The stories in this collection are lean, energetic and louche. They are mainly about low-lifes, marginalised, with scarcely a chance of making good, the odds being so heavily stacked against them. The narrative voice is often in the first person, though not always. He manages to create a sense of urgency about his characters and their damaged lives. However this feeling is short-lived; one loses the characters and their twilight worlds soon after reading the stories.

Why does this happen? Is it because the keen eye for detail, the considerable powers of

description, the lessons in the craft of storytelling learnt early from a study of disparate masters is not enough to generate genuine emotion? From these questions arises another question, namely, how does one create genuine emotion in literature or, for that matter, in the arts? Is it a matter of temperament? Or a judicious mix of temperament, opportunity and socio-political awareness? It is difficult to tell. But that these elements, in various combinations, at a given point in time enrich an artiste is generally acknowledged to be true.

Palash’s language is American underground hip from the late 1950s and early 60s. It is clear he has read his Jack Kerouac and his Alan Ginsberg. All credit to him. He has imbibed their ability to shock with a turn of phrase or even a word. It is true that four-letter words in Indian fiction writing in English is old hat but its usage is generally staid and therefore unimaginative. He knows how to startle the reader.

Sometimes the unintended ironies move you, for instance, in the story of a techie rapidly going downhill, “The Wrist” as the washed up Ravi reaches the end of his rope, decides to call his mother who he wanted to get in touch with all along.

This tale has a certain poignance about it.
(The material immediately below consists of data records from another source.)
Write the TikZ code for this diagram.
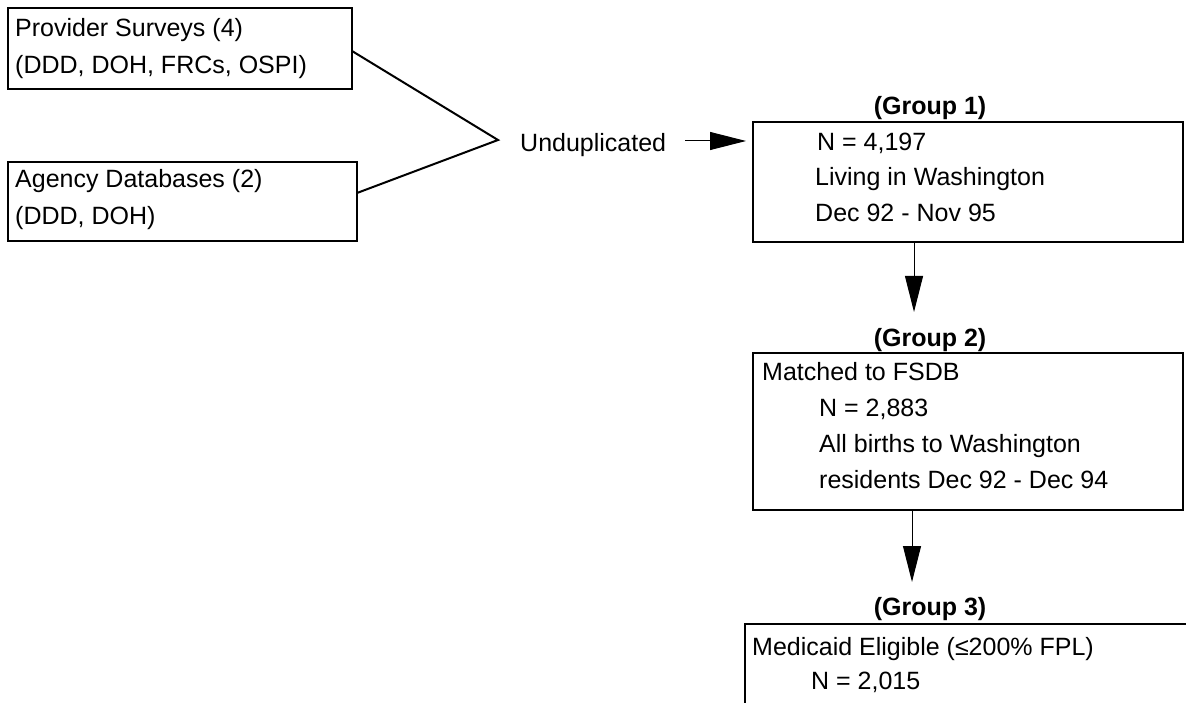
\documentclass[tikz,border=0pt]{standalone}
\usepackage{fontspec}
\setmainfont{Liberation Sans}
\usetikzlibrary{arrows.meta}
\begin{document}
\begin{tikzpicture}[x=1pt,y=-1pt,
  box/.style={draw=black,line width=2.6pt,inner sep=0pt,outer sep=0pt,anchor=north west},
  txt/.style={anchor=base west,inner sep=0pt,font=\fontsize{25}{30}\selectfont},
  grp/.style={anchor=base,inner sep=0pt,font=\fontsize{25}{30}\selectfont\bfseries},
  joinline/.style={line width=2pt,line cap=round},
  arr/.style={line width=1pt,-{Triangle[length=36pt,width=18pt]}}]
\useasboundingbox (0,0) rectangle (1186,703);
\clip (0,0) rectangle (1186,703);
% source boxes
\node[box,minimum width=344pt,minimum height=81pt] (p1) at (8,8) {};
\node[box,minimum width=349pt,minimum height=79pt] (p2) at (8,162) {};
\node[txt] (p1a) at (15,37) {Provider Surveys (4)};
\node[txt] (p1b) at (15,74) {(DDD, DOH, FRCs, OSPI)};
\node[txt] (p2a) at (15,188) {Agency Databases (2)};
\node[txt] (p2b) at (15,225) {(DDD, DOH)};
\coordinate (apex) at (498,140);
\draw[joinline] ([yshift=-2.5pt]p1.east) -- (apex) -- ([yshift=8.5pt]p2.east);
\node[txt] (und) at (520,152) {Unduplicated};
\coordinate (ustart) at (685,141);
% group 1
\node[grp] (g1lab) at (930,115) {(Group 1)};
\node[box,minimum width=430pt,minimum height=120pt] (g1) at (753,122) {};
\node[txt] (g1a) at (817,151) {N = 4,197};
\node[txt] (g1b) at (815,186) {Living in Washington};
\node[txt] (g1c) at (815,222) {Dec 92 - Nov 95};
\draw[arr,shorten >=7pt] (ustart) -- (ustart -| g1.west);
% group 2
\node[grp] (g2lab) at (930,346) {(Group 2)};
\node[box,minimum width=430pt,minimum height=157pt] (g2) at (753,353) {};
\node[txt] (g2a) at (762,380) {Matched to FSDB};
\node[txt] (g2b) at (819,416) {N = 2,883};
\node[txt] (g2c) at (819,452) {All births to Washington};
\node[txt] (g2d) at (819,488) {residents Dec 92 - Dec 94};
\coordinate (a1) at (914,312);
\draw[arr] (g1.south -| a1) -- (a1);
% group 3
\node[grp] (g3lab) at (930,615) {(Group 3)};
\node[box,minimum width=520pt,minimum height=200pt] (g3) at (745,624) {};
\node[txt] (g3a) at (752,655) {Medicaid Eligible (≤200\% FPL)};
\node[txt] (g3b) at (811,689) {N = 2,015};
\coordinate (a2) at (912,582);
\draw[arr] (g2.south -| a2) -- (a2);
\end{tikzpicture}
\end{document}
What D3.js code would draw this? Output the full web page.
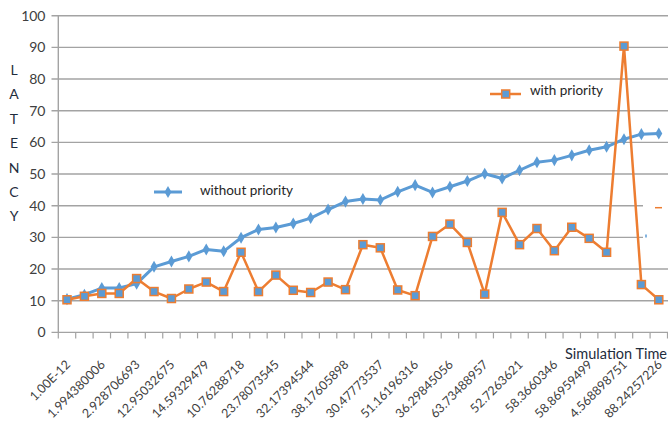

As if the author has, however unintentionally, managed to reflect the plight of many, many techies who find themselves without a job, thanks to the global recession and the cutback on outsourcing of jobs.

“The Farewell”, is another story that is oddly touching. It is told in the first person and is about small town mores in the Northern India of the 1990s.Boys and girls from an English medium school gather for a farewell party on their way out of high school, which turns violent. The tale unfolds in small film-like flashbacks to reveal the complexes youngsters, mainly male, suffer from, including lack of sexual adequacy and confidence to face the world. The belief that “Every woman except my mother is a whore” is reflected in the end by the narrator’s old classmate Gaurav Arora, who is making the most of what he calls, “My courtship period” by leading another girl up the garden path while waiting to marry a girl chosen by his aunt. The writer is on familiar ground, the story is set in his home town, Allahabad, and he knows the people who feature in his story rather well.

The same cannot be said about other stories. “Okhla Basti”, the longest story in the collection, has deft descriptions of mileu, of people’s bodies and their desires, but in the end does not amount to anything. It is stylishly written but the lifeblood is missing.

Like most writers writing in English and other European languages, Palash too is unable to avoid the influence of the cinema. His stories have clever displacements of time, which is the main reason for the existence of both the cinema and, of course, music. Progression of time in contemporary cinema and literature seems to be choppy rather than fluid, akin to its treatment in TV. The stories in this volume move very quickly in time though not necessarily smoothly. They usually are dazzling but rarely moving.

It would only be fair to attribute to his relative youth, he is certainly young in literary terms, this strong desire to dazzle or startle the reader. One would have to be very rude to tell him how to write and what to write. It would have been nice, however, if there was more oxygen in the stories. Leaving the reader gasping isn’t a literary virtue, or is it?